Lecturer in Law Igor Kirman ’96, a partner at Wachtell, Lipton, Rosen & Katz, welcomed conference participants and offered remarks on corporations and political activism, followed by a keynote conversation between Eric Talley, Isidor and Seville Sulzbacher Professor of Law and faculty co-director of the Millstein Center, and Lori W. Will, vice chancellor of the Delaware Court of Chancery (pictured above).
Delaware’s Court of Chancery decides many of the nation’s important corporate and business cases, including, recently, West Palm Beach Firefighters’ Pension Fund v. Moelis & Company, a decision that may have a far-reaching impact on the implementation of internal corporate governance arrangements. Many corporations “were concerned that their governance structure might be invalid after the Moelis decision came out,” Will said, adding that a board may have to decide whether enforcing a shareholder agreement conflicts with exercising its fiduciary duty—and if so, what the remedy should be for breaching the agreement.
“You can’t contract away your fiduciary duties,” she said. “They are unremitting, and they are owed at all times.” Further, “just because the statute tells you that you can adopt the stockholder agreement, it doesn’t necessarily mean that it’s going to be equitable. How that looks is going to be really fact dependent, and it’s hard to predict how the case law is going to develop.”
Watch panel discussions from the conference:
“Activism and M&A”
Moderated by Dorothy S. Lund, Columbia 1982 Alumna Professor of Law and faculty co-director of the Millstein Center, the discussion featured a lively conversation around current issues in shareholder activism, including the impact of the recently adopted universal proxy card. Panelists included Sean Donahue, partner, corporate department at Paul Hastings; Bruce H. Goldfarb, president and CEO of Okapi Partners and member of the advisory board of the Millstein Center; Ryan Nebel, vice chair, shareholder activism practice at Olshan Frome Wolosky; John Roe, head of BlackRock Investment Stewardship, Americas; and Elina Tetelbaum, corporate partner at Wachtell, Lipton, Rosen & Katz.
“Legislative and Regulatory Developments in M&A”
Jeffrey N. Gordon, Richard Paul Richman Professor of Law and faculty co-director of the Millstein Center, led a discussion on the outlook for securities and economic regulation during the second Trump administration.

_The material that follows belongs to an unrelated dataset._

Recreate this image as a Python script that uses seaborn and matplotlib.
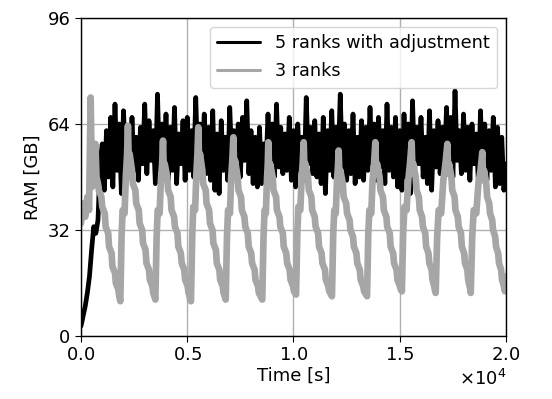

Participants were David Curran, co-chair, sustainability and ESG advisory practice at Paul, Weiss, Rifkind, Wharton & Garrison; Michael Murray, co-chair of the antitrust and competition practice and partner in the appellate, regulatory, and complex litigation practices at Paul Hastings; Maria Raptis, partner, antitrust/competition at Skadden, Arps, Slate, Meagher & Flom; and Ivan A. Schlager, partner, international risk and investigations at Kirkland & Ellis.
“Controlling Shareholders”
Led by Zohar Goshen, Jerome L. Greene Professor of Transactional Law, the panel examined appropriate review of transactions involving a company’s controlling shareholder. The discussants included Jack B. Jacobs, former justice of the Delaware Supreme Court and former vice chancellor of the Delaware Court of Chancery; Mark Lebovitch, Lecturer in Law and former partner at Bernstein Litowitz Berger & Grossmann; Ann M. Lipton, Michael M. Fleishman Professor in Business Law and Entrepreneurship at Tulane University Law School; and Daniel Slifkin, partner at Cravath, Swaine & Moore.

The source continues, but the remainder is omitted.